BCD also highlighted a range of hotel program difficulties. Seventeen percent of respondents said they face sourcing and compliance challenges "because of high demand for hotels and low capacity in key markets." Fourteen percent of respondents noted "the problem of suppliers declining to bid on business. To maintain high revenue per room night, some hotels bid for a smaller portion of the buyer's room nights in key business markets."
BCD expects average U.S. hotel rates for corporations next year to rise by up to 3 percent, and said "steady demand and sophisticated yield management mean that hotels will be reluctant to lower rates considerably for 2009."
Overall, 22 percent of respondents said their hotel programs need improvement.
On the car rental front, 2009 rates are expected to rise 2 percent to 6 percent amid higher fleet costs.
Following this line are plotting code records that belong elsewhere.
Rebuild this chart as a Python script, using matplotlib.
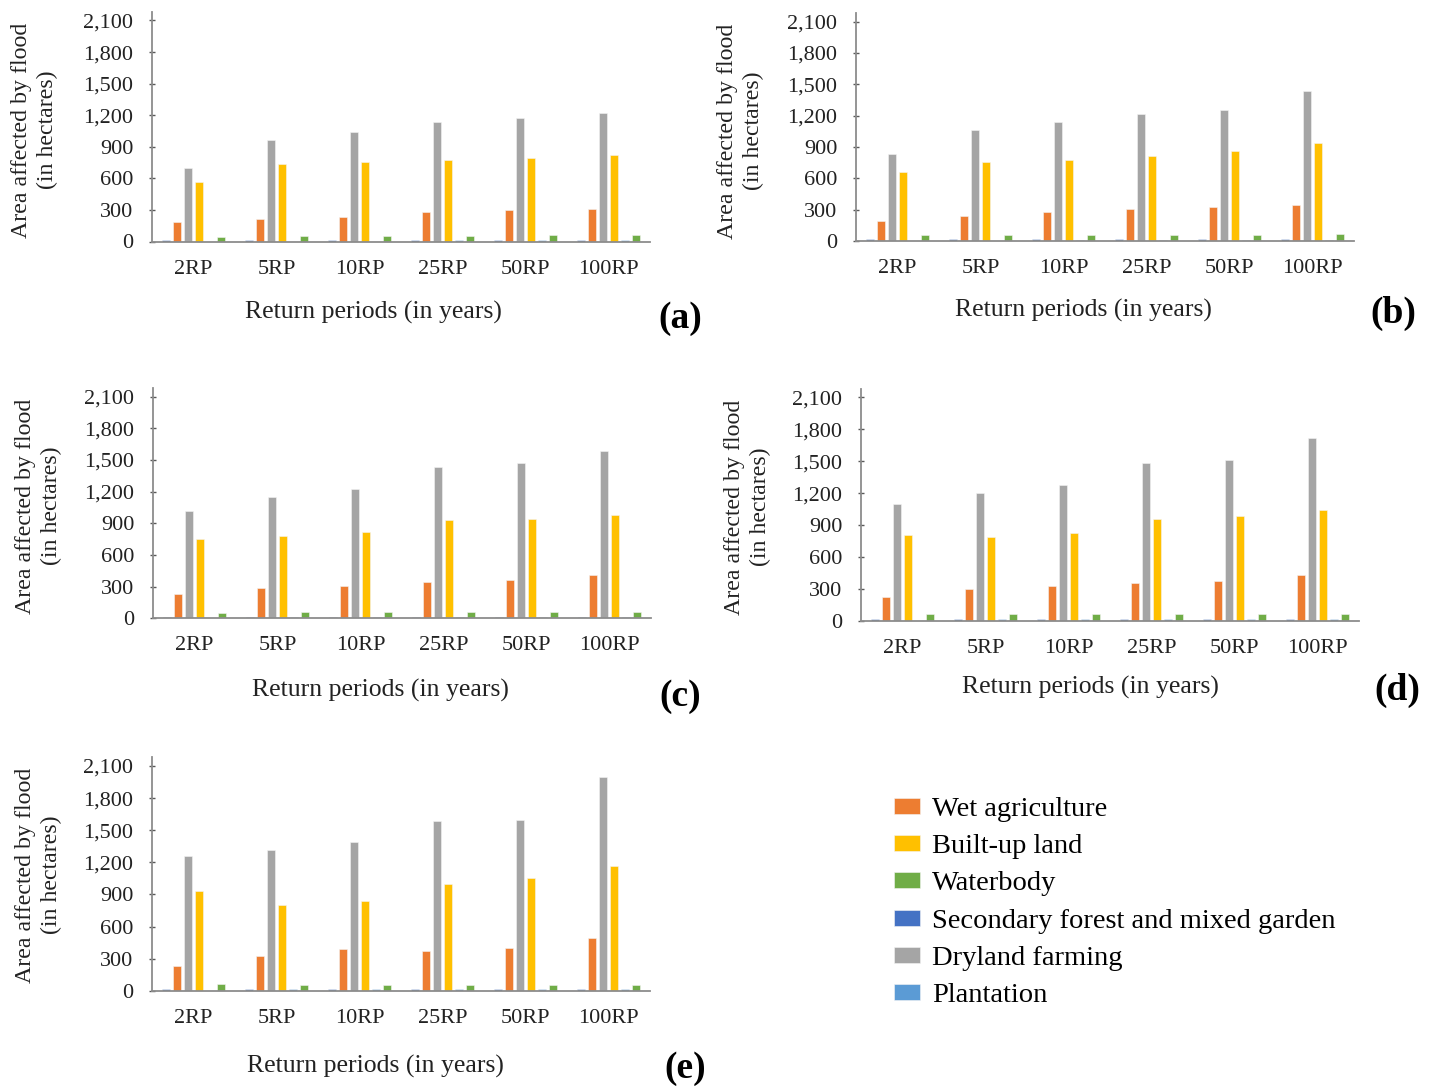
import matplotlib
matplotlib.use("Agg")
import matplotlib.pyplot as plt
import numpy as np

plt.rcParams['font.family'] = ['Liberation Serif', 'DejaVu Serif']

W, H = 1436, 1091

categories = ["2RP", "5RP", "10RP", "25RP", "50RP", "100RP"]
panel_labels = ["(a)", "(b)", "(c)", "(d)", "(e)"]
yticks = [0, 300, 600, 900, 1200, 1500, 1800, 2100]

# values per panel (a..e), per return period
secondary_forest = [
    [15, 15, 15, 15, 15, 15],
    [15, 15, 15, 15, 15, 15],
    [15, 15, 15, 15, 15, 15],
    [15, 15, 15, 15, 15, 15],
    [15, 15, 15, 15, 15, 15],
]
wet_agriculture = [
    [189, 215, 237, 281, 297, 306],
    [193, 244, 282, 305, 327, 347],
    [227, 287, 303, 347, 363, 407],
    [223, 298, 329, 351, 373, 433],
    [228, 322, 391, 369, 397, 494],
]
dryland_farming = [
    [701, 966, 1042, 1134, 1175, 1222],
    [834, 1059, 1136, 1213, 1252, 1441],
    [1017, 1153, 1222, 1437, 1468, 1582],
    [1097, 1204, 1279, 1486, 1508, 1721],
    [1263, 1316, 1391, 1584, 1591, 1994],
]
built_up = [
    [568, 739, 758, 771, 793, 821],
    [661, 761, 777, 815, 860, 934],
    [755, 780, 815, 935, 941, 976],
    [806, 784, 821, 956, 981, 1041],
    [928, 803, 838, 1000, 1056, 1166],
]
plantation = [
    [0, 0, 0, 13, 13, 13],
    [0, 0, 13, 13, 13, 13],
    [0, 13, 13, 13, 13, 13],
    [0, 13, 13, 13, 13, 13],
    [0, 13, 13, 13, 13, 13],
]
waterbody = [
    [47, 57, 57, 57, 63, 63],
    [58, 58, 58, 58, 58, 67],
    [54, 60, 60, 60, 60, 60],
    [60, 60, 60, 60, 60, 60],
    [59, 53, 53, 53, 53, 53],
]

series = [
    ("Secondary forest and mixed garden", secondary_forest, "#4472C4"),
    ("Wet agriculture", wet_agriculture, "#ED7D31"),
    ("Dryland farming", dryland_farming, "#A5A5A5"),
    ("Built-up land", built_up, "#FFC000"),
    ("Plantation", plantation, "#5B9BD5"),
    ("Waterbody", waterbody, "#70AD47"),
]

# panel geometry in pixels: x of y-axis, y of value 0, y of value 2100
geom = [
    (152, 241.5, 20.5),
    (856, 241.0, 21.7),
    (153, 618.3, 396.6),
    (861, 620.7, 397.4),
    (152, 990.7, 766.0),
]
ytop = 2180
axw_px = 498

# text positions
xlabel_pos = [(373, 312), (1083, 310), (380, 690), (1090, 687), (375, 1066)]
ylabel_pos = [(35, 130), (741, 131), (39, 506), (748, 507), (39, 875)]
plabel_pos = [(680, 318), (1393, 313), (680, 697), (1397, 690), (685, 1069)]

fig = plt.figure(figsize=(W / 100, H / 100), dpi=100)

x = np.arange(len(categories))
step = 0.1325
bw = 0.095
handles = {}
for p in range(5):
    x0, y0, y21 = geom[p]
    ppu = (y0 - y21) / 2100.0
    ax = fig.add_axes([x0 / W, 1 - y0 / H, axw_px / W, ytop * ppu / H])
    for i, (name, vals, col) in enumerate(series):
        b = ax.bar(x + (i - 2.5) * step, vals[p], width=bw, color=col,
                   edgecolor="#f4f4f4", linewidth=0.4, label=name)
        handles[name] = b
    ax.set_xlim(-0.5, 5.5)
    ax.set_ylim(0, ytop)
    ax.set_yticks(yticks)
    ax.set_yticklabels([f"{v:,}" for v in yticks])
    ax.set_xticks(x)
    ax.set_xticklabels(categories)
    for s in ["top", "right"]:
        ax.spines[s].set_visible(False)
    for s in ["left", "bottom"]:
        ax.spines[s].set_color("#8c8c8c")
        ax.spines[s].set_linewidth(1.3)
    ax.tick_params(axis="y", direction="inout", length=5, width=1, color="#595959",
                   labelsize=16, pad=11, labelcolor="#222222")
    ax.tick_params(axis="x", length=0, labelsize=16, pad=13, labelcolor="#222222")
    fig.text(xlabel_pos[p][0] / W, 1 - xlabel_pos[p][1] / H, "Return periods (in years)",
             ha="center", va="center", fontsize=18.5, color="#222222")
    fig.text(ylabel_pos[p][0] / W, 1 - ylabel_pos[p][1] / H,
             "Area affected by flood\n(in hectares)", rotation=90,
             ha="center", va="center", multialignment="center",
             fontsize=17.2, color="#222222", linespacing=1.3)
    fig.text(plabel_pos[p][0] / W, 1 - plabel_pos[p][1] / H, panel_labels[p],
             ha="center", va="center", fontsize=27, fontweight="bold")

legend_order = ["Wet agriculture", "Built-up land", "Waterbody",
                "Secondary forest and mixed garden", "Dryland farming", "Plantation"]
fig.legend([handles[n] for n in legend_order], legend_order,
           loc="upper left", bbox_to_anchor=(894 / W, 1 - 797 / H),
           frameon=False, fontsize=20.5, handlelength=0.9, handleheight=0.5,
           handletextpad=0.45, labelspacing=0.43, borderaxespad=0, borderpad=0)

fig.savefig("out.png", dpi=100)
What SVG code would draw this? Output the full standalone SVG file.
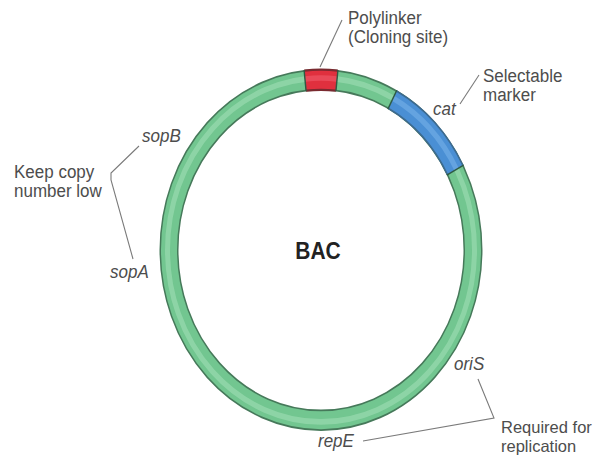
<svg xmlns="http://www.w3.org/2000/svg" width="600" height="457" viewBox="0 0 600 457">
<style>
.lbl{font-family:"Liberation Sans",Arial,sans-serif;font-size:17px;fill:#4d4d4d}
.sm{font-size:16.5px}
.it{font-style:italic}
.bac{font-family:"Liberation Sans",Arial,sans-serif;font-size:21px;font-weight:bold;fill:#222}
.lead{fill:none;stroke:#7a7a7a;stroke-width:1.1}
.edge{fill:none;stroke:#46795a;stroke-width:19}
.seg{fill:none;stroke-width:16}
.hl{fill:none;stroke-width:5;opacity:0.55}
.div{stroke:#2f5a44;stroke-width:1.4;vector-effect:non-scaling-stroke}
</style>
<rect width="600" height="457" fill="#ffffff"/>
<g id="plasmid" transform="translate(321,250) scale(1,1.12)">
  <circle r="152" class="edge"/>
  <circle r="152" class="seg" stroke="#72c690"/>
  <circle r="153.5" class="hl" stroke="#a4e0b8"/>
  <g id="polylinker-segment">
    <path d="M -15.9 -151.2 A 152 152 0 0 1 15.9 -151.2" fill="none" stroke="#7a2a30" stroke-width="20"/>
    <path d="M -15.9 -151.2 A 152 152 0 0 1 15.9 -151.2" class="seg" stroke="#e0303e"/>
    <path d="M -15.9 -152.7 A 153.5 153.5 0 0 1 15.9 -152.7" class="hl" stroke="#f06070"/>
  </g>
  <g id="cat-segment">
    <path d="M 71.4 -134.2 A 152 152 0 0 1 134.2 -71.4" fill="none" stroke="#3d6a90" stroke-width="19"/>
    <path d="M 71.4 -134.2 A 152 152 0 0 1 134.2 -71.4" class="seg" stroke="#4a8fd4"/>
    <path d="M 72.1 -135.5 A 153.5 153.5 0 0 1 135.5 -72.1" class="hl" stroke="#7ab4ea"/>
  </g>
  <line class="div" x1="-14.9" y1="-141.8" x2="-16.9" y2="-160.6"/>
  <line class="div" x1="14.9" y1="-141.8" x2="16.9" y2="-160.6"/>
  <line class="div" x1="66.9" y1="-125.8" x2="75.8" y2="-142.6"/>
  <line class="div" x1="125.8" y1="-66.9" x2="142.6" y2="-75.8"/>
</g>
<g id="connectors">
  <line class="lead" x1="320" y1="67" x2="342" y2="20"/>
  <line class="lead" x1="460" y1="104" x2="479" y2="75"/>
  <polyline class="lead" points="139,146 111,173 111,180 133,259"/>
  <polyline class="lead" points="363,441 494,418 478,379"/>
</g>
<g id="bac-label"><text class="bac" transform="translate(318,259) scale(1,1.1)" text-anchor="middle">BAC</text></g>
<g id="polylinker">
  <text class="lbl" transform="translate(348,24) scale(1,1.05)">Polylinker</text>
  <text class="lbl" transform="translate(348,43) scale(1,1.05)">(Cloning site)</text>
</g>
<g id="selectable-marker">
  <text class="lbl" transform="translate(483,82) scale(1,1.05)">Selectable</text>
  <text class="lbl" transform="translate(483,101) scale(1,1.05)">marker</text>
  <text class="lbl it" transform="translate(433,115) scale(1,1.05)">cat</text>
</g>
<g id="copy-number">
  <text class="lbl it" transform="translate(142,142) scale(1,1.05)">sopB</text>
  <text class="lbl" transform="translate(14,178) scale(1,1.05)">Keep copy</text>
  <text class="lbl" transform="translate(14,197) scale(1,1.05)">number low</text>
  <text class="lbl it" transform="translate(110,278) scale(1,1.05)">sopA</text>
</g>
<g id="replication">
  <text class="lbl it" transform="translate(454,370) scale(1,1.05)">oriS</text>
  <text class="lbl sm" transform="translate(501,433)">Required for</text>
  <text class="lbl sm" transform="translate(501,452)">replication</text>
  <text class="lbl it" transform="translate(318,447) scale(1,1.05)">repE</text>
</g>
</svg>
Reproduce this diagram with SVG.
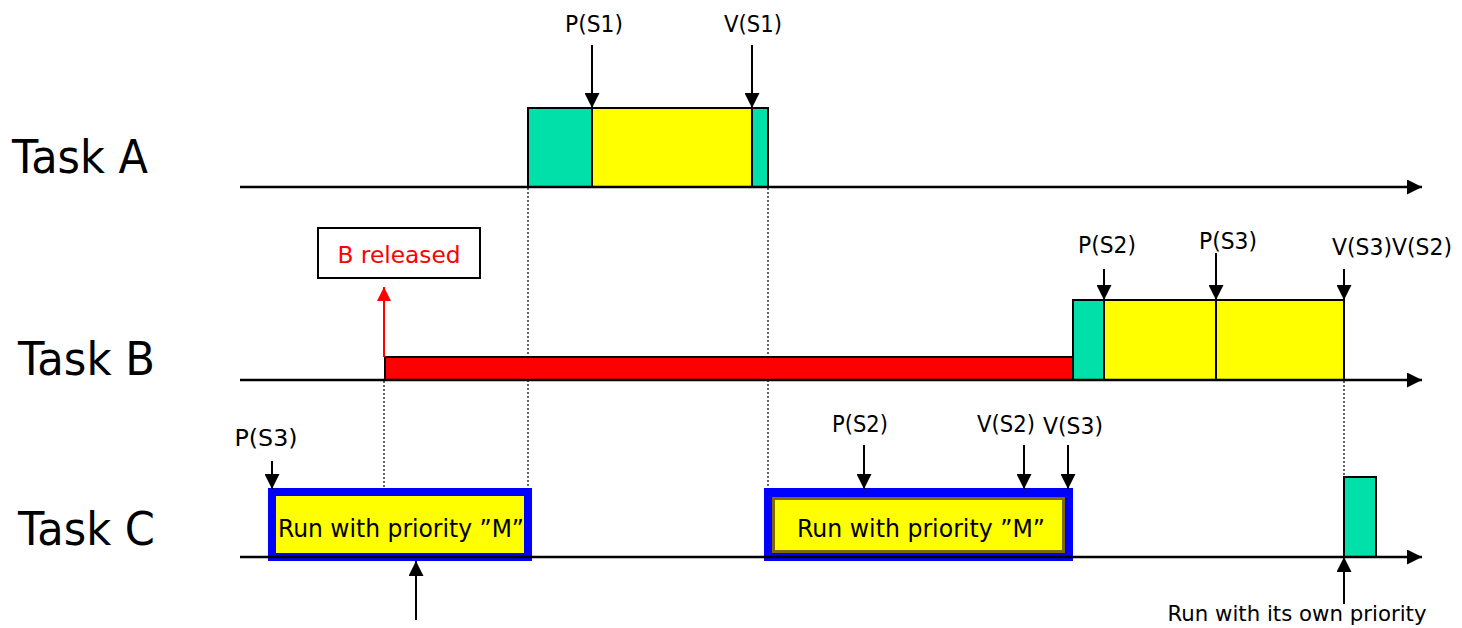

Such "costs as in-car amenities like GPS, refueling options and loss damage waivers (LDW) often occur outside of the reservation process, when the traveler picks up the car," according to BCD. "These costs are consequently difficult to manage, as their identification only occurs 'downstream,' through supplier reporting or the expense reconciliation process."
Another challenge identified by the survey relates to meetings management. Sixty percent of respondents said they have some role in that area, but only 12 percent described their meetings program as very good or excellent. Difficulties include "contradictory allocation of responsibility and budget" and access to data.
Meanwhile, 41 percent of respondents said their company's T&E management is poor or needs improvement. More than 60 percent have full responsibility or some involvement in expense management.
In terms of outsourcing, the most common aspects of program management farmed out to third parties were data consolidation (49 percent), online transaction processing (36 percent), hotel sourcing (36 percent), travel risk management reporting (35 percent) and benchmarking (32 percent). The areas most likely to be outsourced during the next two years include carbon emissions, meetings logistics management and meetings sourcing.